Now that Moore's Law is "over", chip architecture is likely the biggest driver of increases in compute speed (aka FLOPS). This may lead traditionally-overlooked chip types, like FPGA (Field Programmable Gate Array), to come to the fore.
While the biggest players are racing each other to AGI they and others are also trying to develop smaller models as they know that's going to be the most cost-effective option for most businesses.
They're building smaller models that are capable across general tasks (using techniques like knowledge distillation) and smaller models that are specialised but leverage what we've learned from building large foundation models.
On the “smaller models” team is Björn Ommer, who led the original release of Stable Diffusion. At NeurIPS he made a passionate case for focusing efforts on enabling smaller models instead of just continuing to scale. Some of the points he made:
In the last 5 years we’ve seen a 15x increase in model size. That growth outstrips the growth in compute power by a factor of 9x. It’s unsustainable to keep focusing on scaling.
Scaling diminishes competition at the model layer. Only so many players can afford to train the largest models.
For every doubling of model size, the training data set should also be doubled.
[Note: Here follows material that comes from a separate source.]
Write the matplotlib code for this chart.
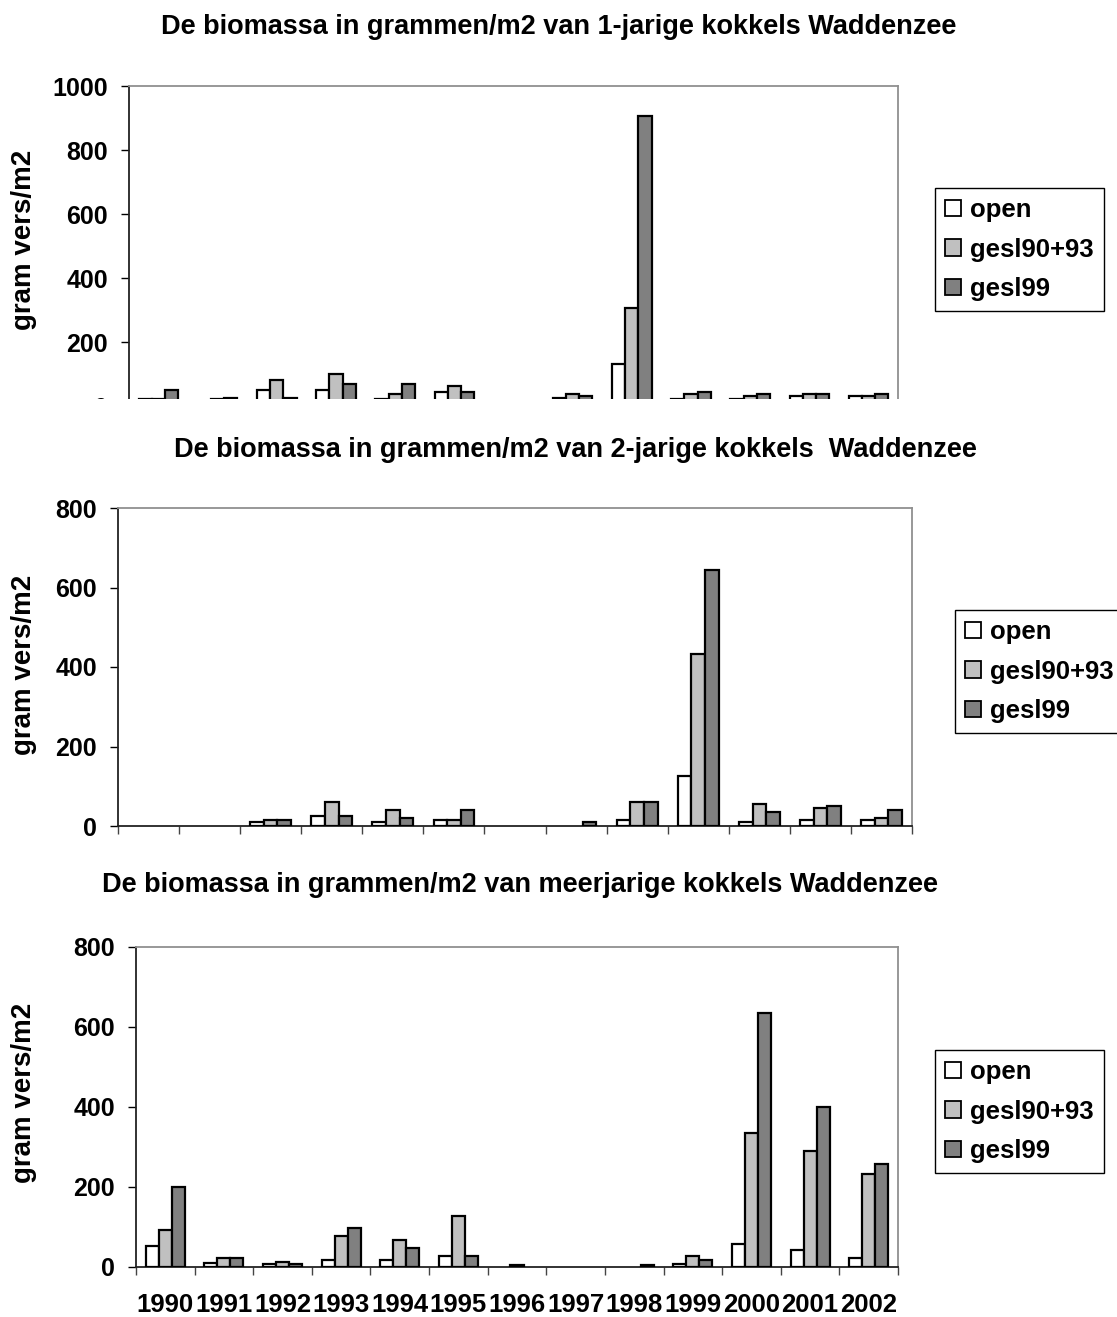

This means we may run out of data.
The larger the model, the more difficult it may become to capture the “long tail” of knowledge.
Models should be able to be run on consumer hardware, specifically GPUs with less than 10GB VRAM.
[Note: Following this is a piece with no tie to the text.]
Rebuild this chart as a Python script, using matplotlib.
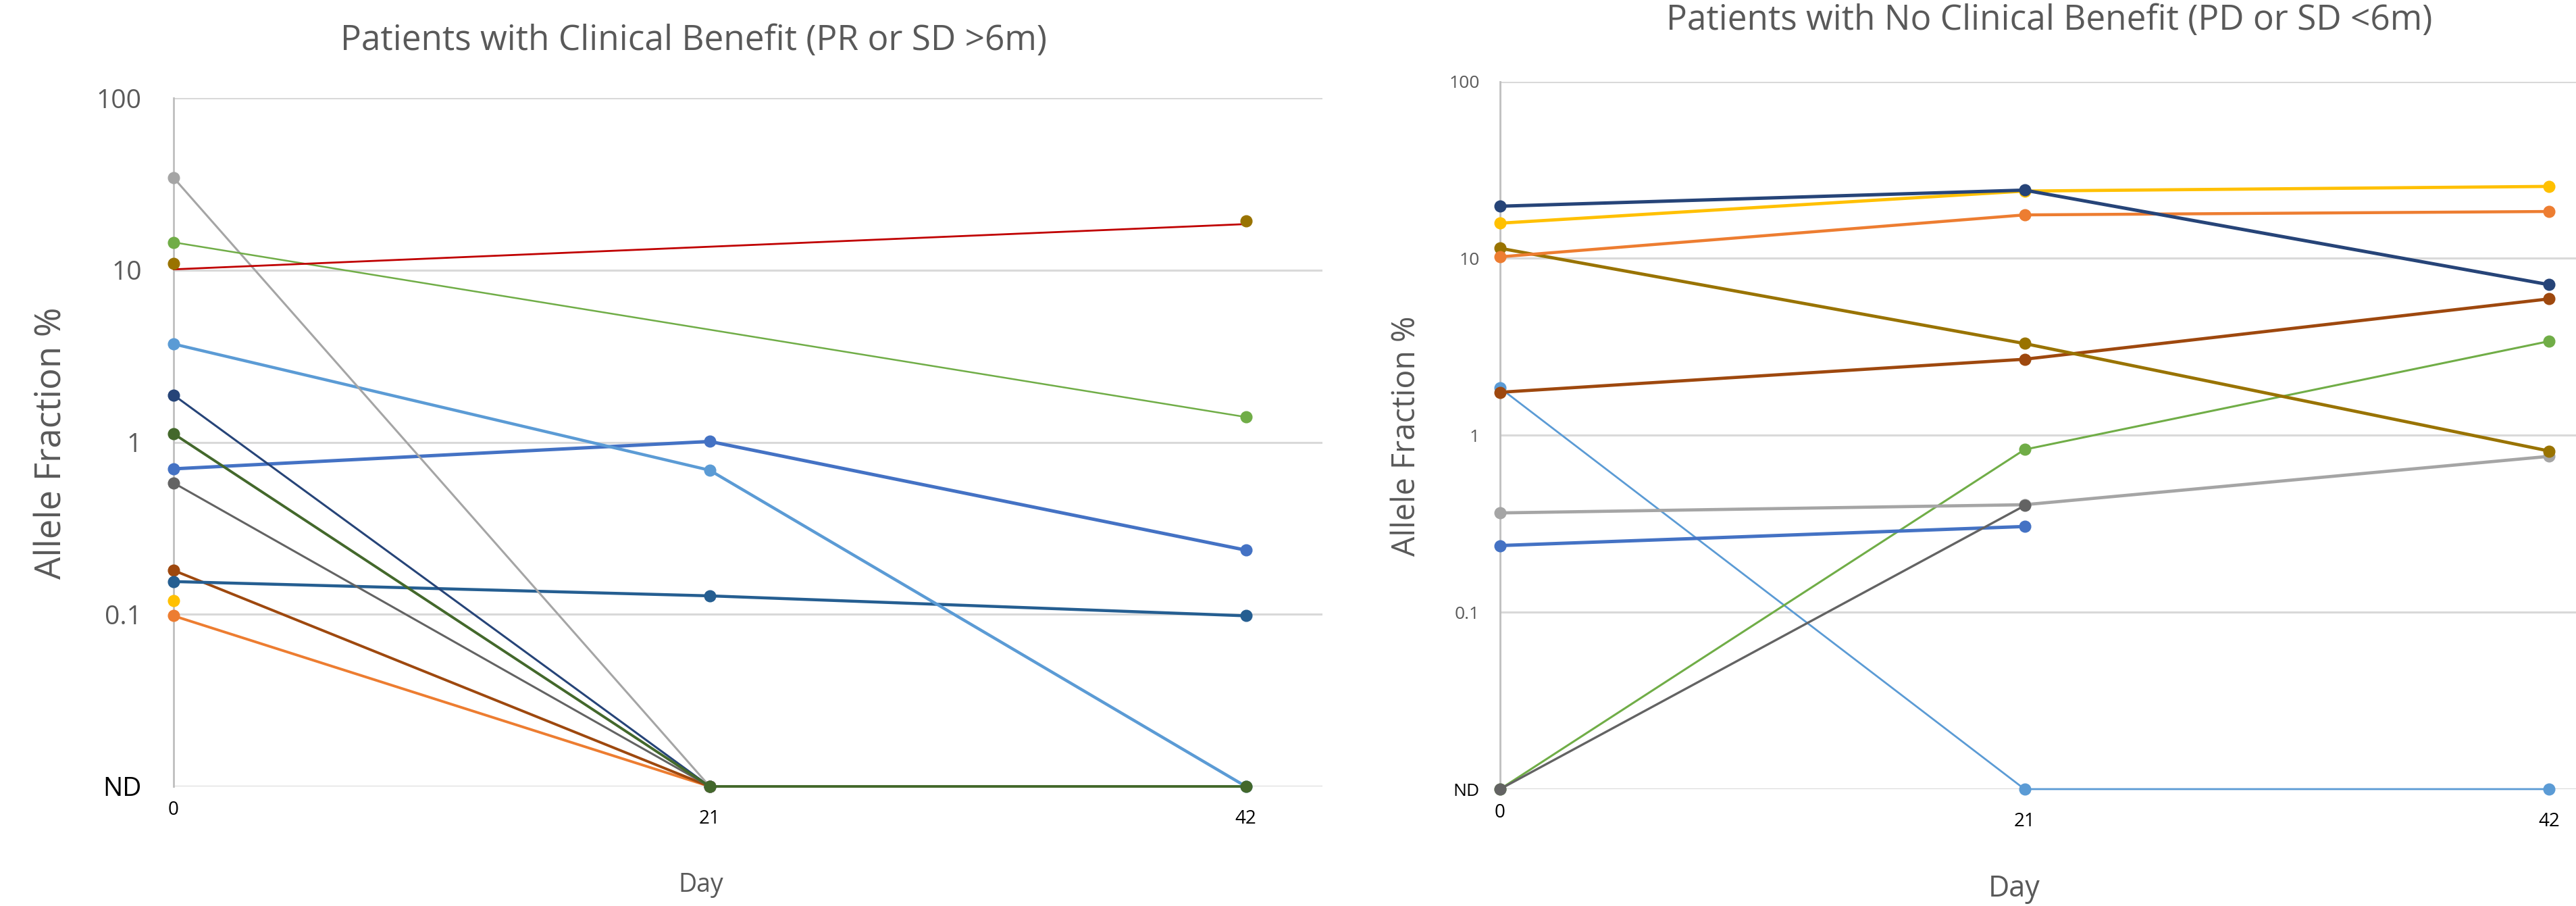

Intelligence comes from learning from finite resources, which is what our brains have done.
To be clear he wasn’t advocating so much for people to stop trying to increase the scale of models, but rather for researchers to turn more of their attention to techniques to make these models effective at smaller sizes.
At both NeurIPS and in talking to folks in industry, I sensed an enormous focus on reaching much greater efficiency than what we have today. Given how GPU-constrained the tech world is and that we're in a more cost-conscious environment, they know they can't scale expensive architectures.
This is especially true if the AI bubble loses momentum next year (likely); investors will be less likely to foot the bill for high variable cost AI businesses. Many VCs need to preserve their capital at the moment.
In the (paraphrased) words of Australian researcher Jeremy Howard: the race to build the biggest models has led to the development of very inefficient architectures. It likely can’t continue, especially with multi-modality.
If you celebrate Christmas or take time off in this period, enjoy!
All the best,
Casey
Am curious to see google gemini-nano and apple hardware partnership. Nice coming here later. Watching the predictions and trends towards distillation and smaller. Instead of just bigger and faster. Then hear google coming out with nano. Looking forward to seeing its capabilities. Multimodal from scratch and running at the edge on apple silicon.
Great update Casey! I have been thinking about the end of Moore's law too. You mentioned "Now that Moore's Law is "over", chip architecture is likely the biggest driver of increases in compute speed (aka FLOPS). This may lead traditionally-overlooked chip types, like FPGA (Field Programmable Gate Array), to come to the fore."
I am curious if you have a sense of whether LLM and other AI workloads are limited by the end of Moore's law given that they are running on GPUs vs. CPUs? Perhaps its a dumb question, but are GPUs earlier in their development curve vs. CPUs?